• _Given problem_
Exactly and only the lines from the one containing "Emit a Python" through the one containing "0.852, 0.827, 0.92]" belong in your copy. Pictures do not.
══ Source material
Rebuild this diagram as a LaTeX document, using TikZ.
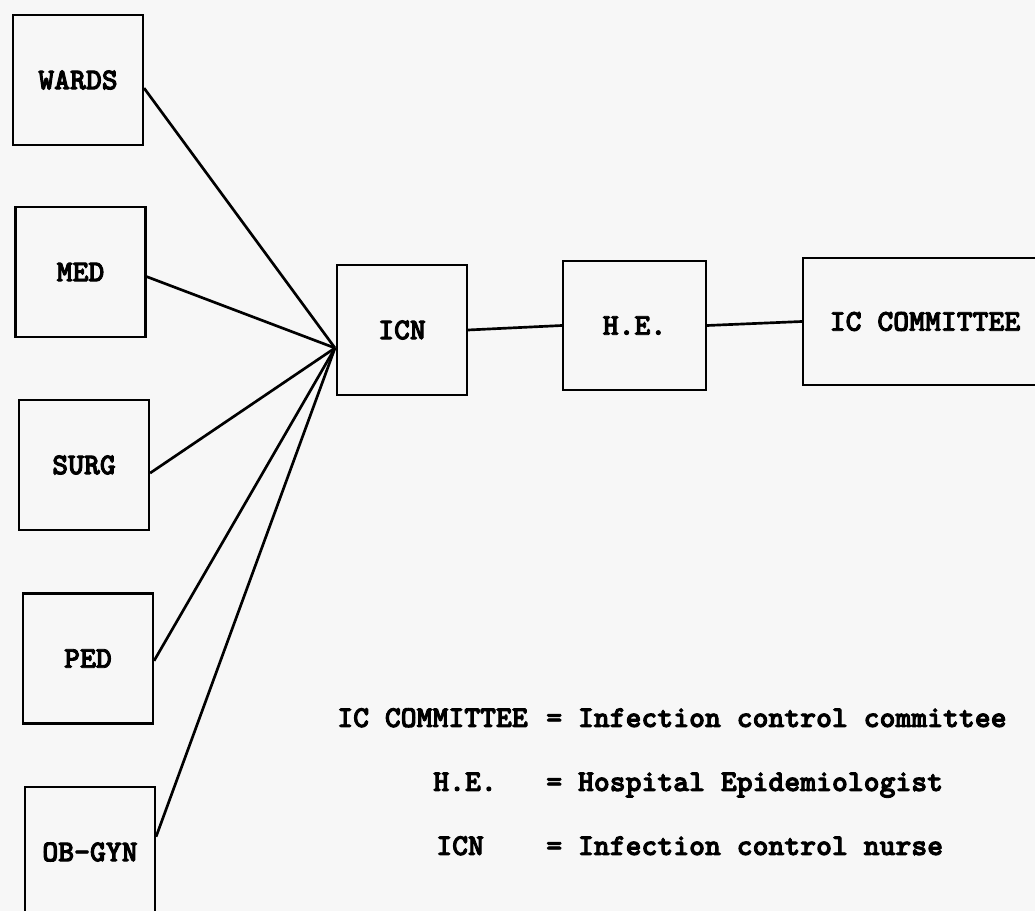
\documentclass[tikz,border=0pt]{standalone}
\usepackage{fontspec}
\newfontfamily\darktt{lmmonolt10-bold}[Extension=.otf, FakeBold=3]

\begin{document}
\begin{tikzpicture}[x=0.025cm, y=-0.025cm, font=\darktt\fontsize{21.5}{26}\selectfont,
  box/.style={draw, line width=1.5pt, minimum width=3.25cm, minimum height=3.25cm, inner sep=0pt},
  link/.style={line width=1.9pt},
  legend/.style={anchor=base west, inner sep=0pt}]
  \fill[black!3] (0,0) rectangle (1035,911);
  \clip (0,0) rectangle (1035,911);
  \node[box] (icn) at (402,330) {ICN};
  \node[box, minimum width=3.575cm, minimum height=3.225cm] (he) at (634.5,325.5) {H.E.};
  \node[box, minimum width=6.1cm, minimum height=3.175cm] (icc) at (925,321.5) {IC COMMITTEE};
  \coordinate (hub) at (335,348);
  \foreach \nm/\txt/\x/\y/\a in {wards/WARDS/78/80/-7, med/MED/80.5/272/-4, surg/SURG/84/465/-7,
                                 ped/PED/88/658.5/-2, obgyn/OB-GYN/90/852/13}
    {\node[box] (\nm) at (\x,\y) {\txt};
     \draw[link] (\nm.\a) -- (hub);}
  \draw[link] (icn.east) -- (he.west);
  \draw[link] (he.east) -- (icc.west);
  \node[legend] (legicc) at (337,727) {IC COMMITTEE};
  \node[legend] (leghe) at (433,791) {H.E.};
  \node[legend] (legicn) at (436,855) {ICN};
  \node[legend] (deficc) at (546,727) {= Infection control committee};
  \node[legend] (defhe) at (546,791) {= Hospital Epidemiologist};
  \node[legend] (deficn) at (546,855) {= Infection control nurse};
\end{tikzpicture}
\end{document}
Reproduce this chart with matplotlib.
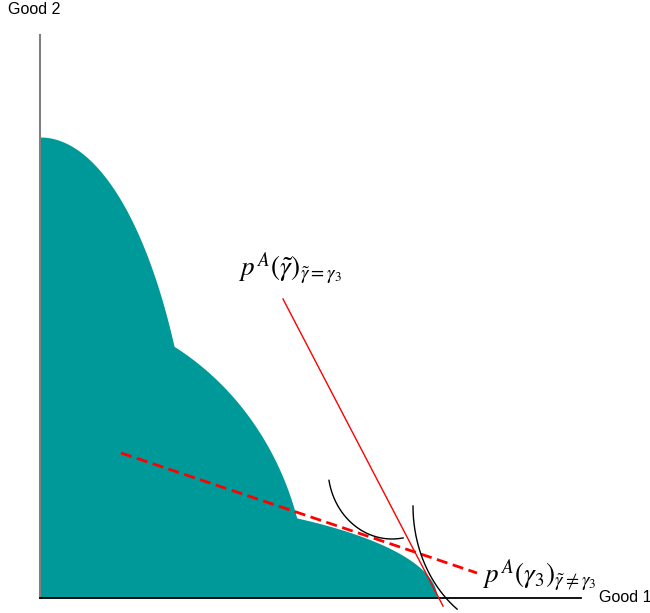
import numpy as np
import matplotlib
matplotlib.use("Agg")
from matplotlib import pyplot as plt

# production frontier: three elliptic quadrants centred on the origin
frontier_a = [160, 267, 397]   # horizontal semi-axes (good 1)
frontier_b = [461, 291, 105]   # vertical semi-axes (good 2)

# price lines (start, end)
price_solid_x = [243, 403]
price_solid_y = [299, -8]
price_dash_x = [81, 437]
price_dash_y = [145, 25]

# indifference curves: centre x, centre y, a, b, angle start, angle end (deg)
ic1 = [352, 130, 64, 71, 170, 80]
ic2 = [480, 92, 107, 127.5, 180, 126]

axis_x_end = 541
axis_y_end = 563

teal = "#009999"

plt.rcParams['mathtext.fontset'] = 'stix'
plt.rcParams['font.family'] = ['Liberation Sans', 'DejaVu Sans']

fig = plt.figure(figsize=(6.5, 6.13), dpi=100)
ax = fig.add_axes([0, 0, 1, 1])
ax.set_xlim(-40, 610)
ax.set_ylim(-15, 598)
ax.axis('off')

# envelope of the three ellipses = outer frontier
xs = np.linspace(0, max(frontier_a), 800)
ys = np.zeros_like(xs)
for a, b in zip(frontier_a, frontier_b):
    inside = xs <= a
    y = np.zeros_like(xs)
    y[inside] = b * np.sqrt(1 - (xs[inside] / a) ** 2)
    ys = np.maximum(ys, y)
ax.fill_between(xs, 0, ys, color=teal, linewidth=0, zorder=1)

# axes
ax.plot([0, 0], [0, axis_y_end], color="#808080", lw=1.5, zorder=3)
ax.plot([0, axis_x_end], [0, 0], color="black", lw=1.3, zorder=3)

# price lines
ax.plot(price_solid_x, price_solid_y, color="red", lw=1, zorder=4)
ax.plot(price_dash_x, price_dash_y, color="red", lw=2, ls=(0, (4, 2)), zorder=4)

# indifference curves
for cx, cy, a, b, t0, t1 in [ic1, ic2]:
    t = np.radians(np.linspace(t0, t1, 200))
    ax.plot(cx + a * np.cos(t), cy - b * np.sin(t), color="black", lw=1, zorder=5)

ax.text(-32, 588, "Good 2", fontsize=11.5, va='center', ha='left')
ax.text(559, 0, "Good 1", fontsize=11.5, va='center', ha='left')
ax.text(198, 322, r'$p^{\,A}(\tilde{\gamma})_{\tilde{\gamma}=\gamma_3}$',
        fontsize=19.5, va='baseline', ha='left')
ax.text(442, 15, r'$p^{\,A}(\gamma_3)_{\tilde{\gamma}\neq\gamma_3}$',
        fontsize=19.5, va='baseline', ha='left')

fig.savefig("out.png", dpi=100)
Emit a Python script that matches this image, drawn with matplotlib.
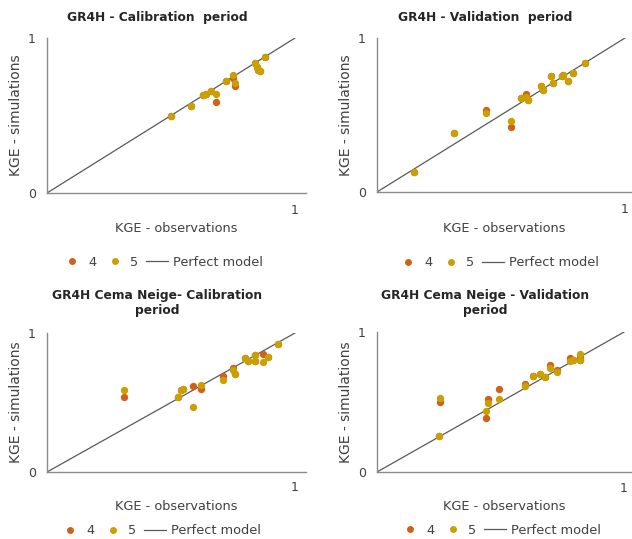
import matplotlib
matplotlib.use("Agg")
import matplotlib.pyplot as plt
from matplotlib.lines import Line2D

# GR4H - calibration
cal_x = [0.50, 0.58, 0.63, 0.64, 0.66, 0.68, 0.72, 0.75, 0.76, 0.84, 0.845, 0.85, 0.86, 0.88]
cal_y5 = [0.50, 0.56, 0.63, 0.64, 0.66, 0.64, 0.725, 0.76, 0.71, 0.84, 0.815, 0.795, 0.787, 0.88]
cal_y4 = [0.50, 0.56, 0.63, 0.64, 0.66, 0.59, 0.725, 0.745, 0.69, 0.84, 0.815, 0.795, 0.787, 0.88]

# GR4H - validation
val_x = [0.15, 0.31, 0.44, 0.54, 0.58, 0.60, 0.61, 0.66, 0.67, 0.70, 0.71, 0.745, 0.75, 0.77, 0.79, 0.84]
val_y5 = [0.13, 0.38, 0.51, 0.46, 0.61, 0.62, 0.60, 0.69, 0.665, 0.755, 0.71, 0.755, 0.76, 0.72, 0.77, 0.84]
val_y4 = [0.13, 0.38, 0.53, 0.42, 0.61, 0.635, 0.60, 0.69, 0.665, 0.755, 0.71, 0.755, 0.76, 0.72, 0.77, 0.84]

# GR4H Cema Neige - calibration
cn_cal_x = [0.31, 0.53, 0.54, 0.55, 0.59, 0.62, 0.71, 0.75, 0.76, 0.80, 0.81, 0.84, 0.84, 0.87, 0.89, 0.93]
cn_cal_y5 = [0.59, 0.54, 0.59, 0.60, 0.465, 0.625, 0.66, 0.737, 0.705, 0.82, 0.80, 0.84, 0.80, 0.79, 0.827, 0.92]
cn_cal_y4 = [0.54, 0.54, 0.59, 0.60, 0.617, 0.595, 0.69, 0.751, 0.705, 0.82, 0.80, 0.84, 0.80, 0.852, 0.827, 0.92]

# GR4H Cema Neige - validation
cn_val_x = [0.25, 0.255, 0.44, 0.45, 0.495, 0.60, 0.63, 0.66, 0.68, 0.70, 0.73, 0.78, 0.795, 0.82, 0.82]
cn_val_y5 = [0.255, 0.53, 0.434, 0.493, 0.519, 0.612, 0.684, 0.703, 0.679, 0.746, 0.714, 0.791, 0.803, 0.841, 0.803]
cn_val_y4 = [0.255, 0.503, 0.386, 0.521, 0.593, 0.631, 0.684, 0.703, 0.679, 0.762, 0.731, 0.817, 0.803, 0.82, 0.803]

ORANGE = "#D2601A"
GOLD = "#C9A000"
AXIS = "#8C8C8C"
TEXT = "#404040"

plt.rcParams["font.family"] = "DejaVu Sans"

fig = plt.figure(figsize=(6.32, 5.39), dpi=100)

W, H = 632.0, 539.0
# (left px, origin y px, right px, top px, x-unit px, title, title y px, xlabel y, legend y, legend x)
panels = [
    (47, 193, 306, 38, 248, "GR4H - Calibration  period", 17, 229, 262, 162,
     cal_x, cal_y4, cal_y5),
    (377, 192, 632, 38, 248, "GR4H - Validation  period", 17, 228, 263, 498,
     val_x, val_y4, val_y5),
    (47, 472, 306, 333, 248, "GR4H Cema Neige- Calibration\nperiod", 303, 507, 531, 160,
     cn_cal_x, cn_cal_y4, cn_cal_y5),
    (377, 472, 632, 332, 247, "GR4H Cema Neige - Validation\nperiod", 303, 507, 530, 500,
     cn_val_x, cn_val_y4, cn_val_y5),
]

for (l, o, r, t, xu, title, ty, xly, ly, lx, xs, y4, y5) in panels:
    ax = fig.add_axes([l / W, 1 - o / H, (r - l) / W, (o - t) / H])
    ax.set_xlim(0, (r - l) / xu)
    ax.set_ylim(0, 1)
    ax.plot([0, 1], [0, 1], color="#595959", lw=0.9, zorder=1)
    ax.scatter(xs, y4, s=28, color=ORANGE, zorder=2, linewidths=0)
    ax.scatter(xs, y5, s=28, color=GOLD, zorder=3, linewidths=0)
    for s in ("top", "right"):
        ax.spines[s].set_visible(False)
    for s in ("left", "bottom"):
        ax.spines[s].set_color(AXIS)
        ax.spines[s].set_linewidth(1.0)
    ax.set_xticks([])
    ax.set_yticks([0, 1])
    ax.set_yticklabels(["0", "1"])
    ax.tick_params(axis="y", length=0, pad=8, labelsize=9, labelcolor=TEXT)
    # x tick "1" sits a bit under the axis
    ax.text(1, -0.115, "1", ha="center", va="center", fontsize=9, color=TEXT,
            transform=ax.transData)
    cx = (l + r) / 2 / W
    fig.text(cx - 0.03, 1 - ty / H, title, ha="center", va="center",
             fontsize=8.8, fontweight="bold", color="#262626", linespacing=1.25)
    fig.text(cx, 1 - xly / H, "KGE - observations", ha="center", va="center",
             fontsize=9.3, color=TEXT)
    fig.text((l - 31) / W, 1 - (o + t) / 2 / H, "KGE - simulations", rotation=90,
             ha="center", va="center", fontsize=10, color=TEXT)
    handles = [
        Line2D([], [], ls="", marker="o", ms=5, color=ORANGE, mec="none"),
        Line2D([], [], ls="", marker="o", ms=5, color=GOLD, mec="none"),
        Line2D([], [], color="#595959", lw=0.9),
    ]
    fig.legend(handles, ["4", "5", "Perfect model"], loc="center",
               bbox_to_anchor=(lx / W, 1 - ly / H), ncol=3, frameon=False,
               fontsize=9.3, handlelength=1.7, handletextpad=0.35,
               columnspacing=0.6, labelcolor=TEXT)

fig.savefig("out.png", dpi=100)
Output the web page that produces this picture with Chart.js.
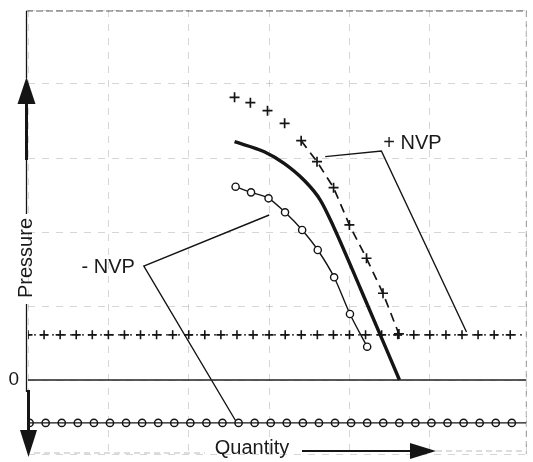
════
• _Task solution_
Emit a Python script that matches this image, drawn with matplotlib.
import matplotlib
matplotlib.use("Agg")
import matplotlib.pyplot as plt
from matplotlib.lines import Line2D

# GR4H - calibration
cal_x = [0.50, 0.58, 0.63, 0.64, 0.66, 0.68, 0.72, 0.75, 0.76, 0.84, 0.845, 0.85, 0.86, 0.88]
cal_y5 = [0.50, 0.56, 0.63, 0.64, 0.66, 0.64, 0.725, 0.76, 0.71, 0.84, 0.815, 0.795, 0.787, 0.88]
cal_y4 = [0.50, 0.56, 0.63, 0.64, 0.66, 0.59, 0.725, 0.745, 0.69, 0.84, 0.815, 0.795, 0.787, 0.88]

# GR4H - validation
val_x = [0.15, 0.31, 0.44, 0.54, 0.58, 0.60, 0.61, 0.66, 0.67, 0.70, 0.71, 0.745, 0.75, 0.77, 0.79, 0.84]
val_y5 = [0.13, 0.38, 0.51, 0.46, 0.61, 0.62, 0.60, 0.69, 0.665, 0.755, 0.71, 0.755, 0.76, 0.72, 0.77, 0.84]
val_y4 = [0.13, 0.38, 0.53, 0.42, 0.61, 0.635, 0.60, 0.69, 0.665, 0.755, 0.71, 0.755, 0.76, 0.72, 0.77, 0.84]

# GR4H Cema Neige - calibration
cn_cal_x = [0.31, 0.53, 0.54, 0.55, 0.59, 0.62, 0.71, 0.75, 0.76, 0.80, 0.81, 0.84, 0.84, 0.87, 0.89, 0.93]
cn_cal_y5 = [0.59, 0.54, 0.59, 0.60, 0.465, 0.625, 0.66, 0.737, 0.705, 0.82, 0.80, 0.84, 0.80, 0.79, 0.827, 0.92]
cn_cal_y4 = [0.54, 0.54, 0.59, 0.60, 0.617, 0.595, 0.69, 0.751, 0.705, 0.82, 0.80, 0.84, 0.80, 0.852, 0.827, 0.92]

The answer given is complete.